3 A jobless teenager
threw himself in front of your tube train. This is a more melodramatic, more topical
version of, 'I'm sorry I'm late - I had to wait more than forty minutes for a
No. 52' - an event so predictable, an excuse so boring, that the person you have
kept waiting will wish you had thrown yourself under the said No. 52. On the other
hand, no one could have foreseen that an unemployed youngster would choose your
tube train to convey himself to the great Job Centre in the sky.
4 The Prime Minister
kept you waiting. Just as you are about to be denounced as a liar, as well as
a loiterer, you explain that you have come from 10 Downing Street where you have
been presenting a petition demanding a ban of nuclear-waste test-boring in the
Cheviots.
5 A horse rolled
on you. This explanation will so baffle people that they will hesitate to make
further inquiries into the nature of the accident.
6 You were stuck
in a lift - with, it needs to be said, an Ethiopian mural painter, and a member
of the SAS who lowered himself through a trap door in the lift floor and abseiled
to freedom down the shaft two hours before you and the Ethiopian mural artist
could be rescued by the fire brigade.
7 The cloakroom
attendant at the restaurant where you had lunch yesterday inadvertently gave you
someone else's coat, identical in every respect to your own.

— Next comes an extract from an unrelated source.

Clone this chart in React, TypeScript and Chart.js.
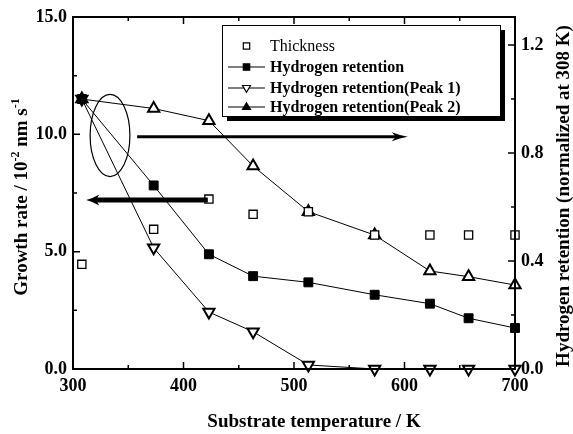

You were returning
it and collecting in return your own coat, which had your wallet containing £162
in the left-hand pocket.
8 You were given
someone else's car by mistake when you went to collect your own from the garage.
The mix-up came
to light when its rightful owner reported it missing - and an alert patrol-car
officer arrested you and impounded the 'stolen' vehicle you had the misfortune
to believe was your own.
9 You found a
goshawk with a broken wing and had to take it to an RSPCA sanctuary.